The present case series supports the usefulness and effectiveness of endoscopic suturing as either a primary treatment or as an adjunct to other therapeutic interventions for gastric leaks after LSG. The advantages of this approach include the potential for early leak resolution and resumption of peroral diet. Further, this technique avoids the complications associated with stent placement, including stent migration and erosion. It also avoids the prolonged use of nasogastric tubes associated with the endoscopic VAC technique. Although the endoscopically placed stitches may not be durable, as they tend to cut through the tissue over time, they may provide adequate closure of the disrupted staple line long enough to allow complete healing. Our experience with endosuturing has been limited to the treatment of early leaks, with the exception of case #5, in which we attempted endosuturing prior to embarking on a major revisional surgery. Based on this limited series, it appears that this approach is more successful in patients with early leaks.

This study has several limitations. The learning curve associated with endoscopic suturing is steep; our case series was performed by an experienced endoscopist using a commercially available endosuturing platform. The treatment in many cases included a hybrid approach with endoscopic suturing and stent placement. Even if endoscopic suturing did not provide complete closure of the gastric wall defect, decreasing its size may have contributed to the eventual healing with stenting. In this series, variable adherence to dietary recommendations proved to be a challenge. One patient in our study required gastrectomy and esophago-jejunostomy as a definitive treatment of a chronic gastric leak, following initial resolution with endosuturing. The patient’s dietary non-compliance and smoking may have contributed to the recurrence of his leak. Four patients achieved successful leak management with no major adverse events and no signs of recurrence at a median follow-up of 361 days (range 190–1253 days). Finally, our ability to generalize is hampered by our small sample size.
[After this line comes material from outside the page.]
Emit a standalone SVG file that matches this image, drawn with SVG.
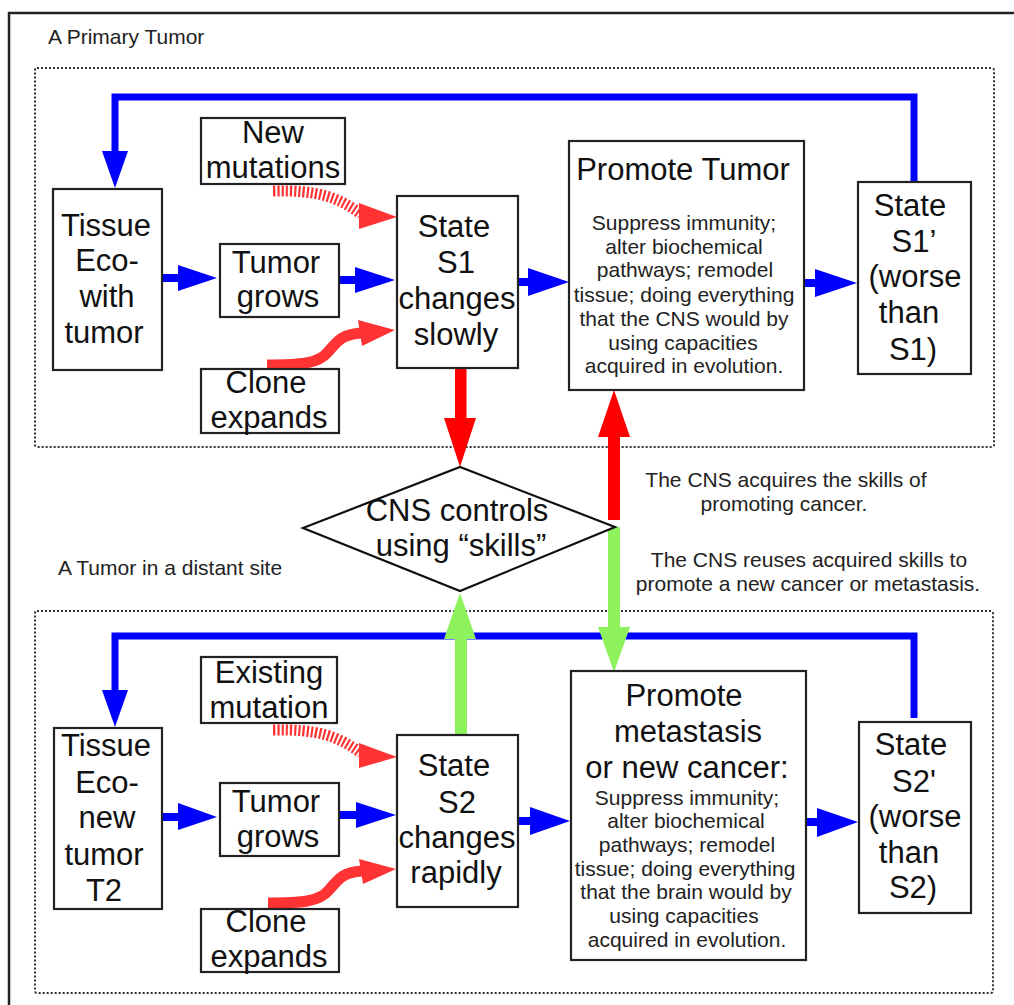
<svg xmlns="http://www.w3.org/2000/svg" width="1014" height="1005" viewBox="0 0 1014 1005">
<style>
text{font-family:"Liberation Sans",Arial,sans-serif;fill:#111;text-anchor:middle}
.big{font-size:31px}
.sm{font-size:21px;fill:#222}
.lbl{font-size:21px;fill:#222;text-anchor:start}
.box{fill:#fff;stroke:#222;stroke-width:2.2}
.dot{fill:none;stroke:#333;stroke-width:2;stroke-dasharray:2 2}
.blue{fill:#0000ff}
.bl{fill:none;stroke:#0000ff;stroke-width:7}
.bs{fill:none;stroke:#0000ff;stroke-width:8}
.red{fill:#ff0000}
.lr{fill:#ff3333}
.grn{fill:#8ef25c}
.dash{fill:none;stroke:#ff3333;stroke-width:11;stroke-dasharray:2.2 2}
.thick{fill:none;stroke:#ff3333;stroke-width:11}
</style>
<rect x="0" y="0" width="1014" height="1005" fill="#fff"/>
<rect x="9" y="13" width="1020" height="1010" fill="none" stroke="#222" stroke-width="2.5"/>
<rect class="dot" x="35" y="68" width="959" height="379" rx="2"/>
<rect class="dot" x="35" y="611" width="958" height="382" rx="2"/>
<text class="lbl" x="48" y="44">A Primary Tumor</text>
<text class="lbl" x="58" y="575">A Tumor in a distant site</text>

<g id="connectors">
  <path class="bl" d="M914,182 V97 H115 V152"/>
  <polygon class="blue" points="102,151 128,151 115,188"/>
  <path class="bl" d="M914,718 V636 H115 V691"/>
  <polygon class="blue" points="102,690 128,690 115,727"/>
  <path class="bs" d="M162,278 H180"/><polygon class="blue" points="178,265 178,291 217,278"/>
  <path class="bs" d="M339,280 H357"/><polygon class="blue" points="355,267 355,293 395,280"/>
  <path class="bs" d="M518,282 H530"/><polygon class="blue" points="528,268 528,296 569,282"/>
  <path class="bs" d="M804,283 H817"/><polygon class="blue" points="815,269 815,297 857,283"/>
  <path class="bs" d="M162,817 H180"/><polygon class="blue" points="178,803 178,830 217,817"/>
  <path class="bs" d="M339,815 H358"/><polygon class="blue" points="356,802 356,828 396,815"/>
  <path class="bs" d="M518,821 H532"/><polygon class="blue" points="530,807 530,835 570,821"/>
  <path class="bs" d="M806,822 H819"/><polygon class="blue" points="817,808 817,837 858,822"/>
  <path class="dash" d="M273,191 C318,190 338,197 361,214"/>
  <polygon class="lr" points="359,203 359,229 397,217"/>
  <path class="thick" d="M267,365 C300,365 318,364 328,352 C338,340 343,334 362,333"/>
  <polygon class="lr" points="358,320 362,346 395,330"/>
  <path class="dash" d="M273,730 C318,729 338,736 361,753"/>
  <polygon class="lr" points="359,743 359,768 397,757"/>
  <path class="thick" d="M268,903 C301,903 319,902 329,890 C339,878 344,872 362,871"/>
  <polygon class="lr" points="359,859 363,884 396,869"/>
  <rect class="red" x="455" y="367" width="11.5" height="53"/>
  <polygon class="red" points="444,418 476,418 460,467"/>
  <rect class="red" x="608" y="434" width="12" height="86"/>
  <polygon class="red" points="598,437 630,437 614,390"/>
  <rect class="grn" x="608" y="527" width="12" height="103"/>
  <polygon class="grn" points="598,627 630,627 614,672"/>
  <rect class="grn" x="455" y="636" width="12" height="99"/>
  <polygon class="grn" points="444,639 476,639 460,593"/>
</g>

<g id="tissue1"><rect class="box" x="53" y="189" width="109" height="181"/>
<text class="big" x="106" y="236">Tissue</text><text class="big" x="107" y="271">Eco-</text><text class="big" x="107" y="307">with</text><text class="big" x="104" y="343">tumor</text></g>
<g id="newmut"><rect class="box" x="201" y="118" width="144" height="66"/>
<text class="big" x="273" y="143">New</text><text class="big" x="273" y="178">mutations</text></g>
<g id="grows1"><rect class="box" x="220" y="244" width="119" height="73"/>
<text class="big" x="276" y="273">Tumor</text><text class="big" x="278" y="307">grows</text></g>
<g id="clone1"><rect class="box" x="201" y="369" width="138" height="64"/>
<text class="big" x="266" y="393">Clone</text><text class="big" x="269" y="428">expands</text></g>
<g id="s1"><rect class="box" x="397" y="196" width="121" height="172"/>
<text class="big" x="454" y="237">State</text><text class="big" x="456" y="273">S1</text><text class="big" x="457" y="309">changes</text><text class="big" x="456" y="345">slowly</text></g>
<g id="promote1"><rect class="box" x="569" y="141" width="235" height="249"/>
<text class="big" x="683" y="180">Promote Tumor</text>
<text class="sm" x="684" y="230">Suppress immunity;</text>
<text class="sm" x="684" y="254">alter biochemical</text>
<text class="sm" x="685" y="277">pathways; remodel</text>
<text class="sm" x="684" y="302">tissue; doing everything</text>
<text class="sm" x="684" y="326">that the CNS would by</text>
<text class="sm" x="683" y="350">using capacities</text>
<text class="sm" x="684" y="373">acquired in evolution.</text></g>
<g id="s1p"><rect class="box" x="858" y="182" width="113" height="192"/>
<text class="big" x="910" y="216">State</text><text class="big" x="914" y="252">S1’</text><text class="big" x="915" y="287">(worse</text><text class="big" x="909" y="323">than</text><text class="big" x="913" y="360">S1)</text></g>

<g id="cns"><polygon points="303,528 460,467 615,527 460,591" fill="#fff" stroke="#111" stroke-width="2.2"/>
<text class="big" x="457" y="521">CNS controls</text><text class="big" x="461" y="556">using “skills”</text></g>
<g id="note1"><text class="sm" x="786" y="487">The CNS acquires the skills of</text><text class="sm" x="784" y="511">promoting cancer.</text></g>
<g id="note2"><text class="sm" x="809" y="567">The CNS reuses acquired skills to</text><text class="sm" x="808" y="591">promote a new cancer or metastasis.</text></g>

<g id="tissue2"><rect class="box" x="54" y="728" width="108" height="181"/>
<text class="big" x="106" y="756">Tissue</text><text class="big" x="107" y="793">Eco-</text><text class="big" x="107" y="828">new</text><text class="big" x="104" y="865">tumor</text><text class="big" x="104" y="901">T2</text></g>
<g id="existmut"><rect class="box" x="201" y="657" width="136" height="66"/>
<text class="big" x="269" y="683">Existing</text><text class="big" x="269" y="718">mutation</text></g>
<g id="grows2"><rect class="box" x="220" y="783" width="119" height="73"/>
<text class="big" x="276" y="812">Tumor</text><text class="big" x="278" y="847">grows</text></g>
<g id="clone2"><rect class="box" x="201" y="909" width="138" height="63"/>
<text class="big" x="266" y="932">Clone</text><text class="big" x="269" y="967">expands</text></g>
<g id="s2"><rect class="box" x="397" y="735" width="121" height="172"/>
<text class="big" x="454" y="776">State</text><text class="big" x="457" y="813">S2</text><text class="big" x="457" y="848">changes</text><text class="big" x="456" y="883">rapidly</text></g>
<g id="promote2"><rect class="box" x="571" y="671" width="235" height="289"/>
<text class="big" x="684" y="706">Promote</text>
<text class="big" x="688" y="742">metastasis</text>
<text class="big" x="687" y="778">or new cancer:</text>
<text class="sm" x="687" y="805">Suppress immunity;</text>
<text class="sm" x="686" y="828">alter biochemical</text>
<text class="sm" x="687" y="852">pathways; remodel</text>
<text class="sm" x="685" y="876">tissue; doing everything</text>
<text class="sm" x="686" y="899">that the brain would by</text>
<text class="sm" x="684" y="923">using capacities</text>
<text class="sm" x="687" y="947">acquired in evolution.</text></g>
<g id="s2p"><rect class="box" x="859" y="722" width="112" height="191"/>
<text class="big" x="911" y="755">State</text><text class="big" x="914" y="792">S2'</text><text class="big" x="915" y="827">(worse</text><text class="big" x="909" y="863">than</text><text class="big" x="913" y="898">S2)</text></g>
</svg>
The initial approach to treatment of staple line dehiscence following LSG depends on the timing of the presentation, the clinical picture of the patient and the clinician’s technical expertise. Stent placement remains the most widely used treatment approach. Stable patients with localized fluid collection adjacent to a dehisced proximal staple line may be managed by internal drainage such as endoscopic pigtail, VAC placement, or septotomy. External drainage can be achieved with laparoscopy or via percutaneous drains placed by interventional radiology. Based on our experience, we have adopted an initial approach using endosuturing or over-the-scope clipping, depending on the anatomy, the size of the defect, and the expertise of the interventional endoscopist. We reserve the placement of stents for patients who have persistent leaks following these initial procedures.

Conclusion

Endoscopic suturing may have a role in the management of leaks following LSG, as a primary treatment or as an adjunct to treatment with a stent. Given the endoscopic expertise required to perform the procedures and the number of other therapeutic choices that are available, further studies are required to better define the role of this technology in the algorithm of LSG-related leak management.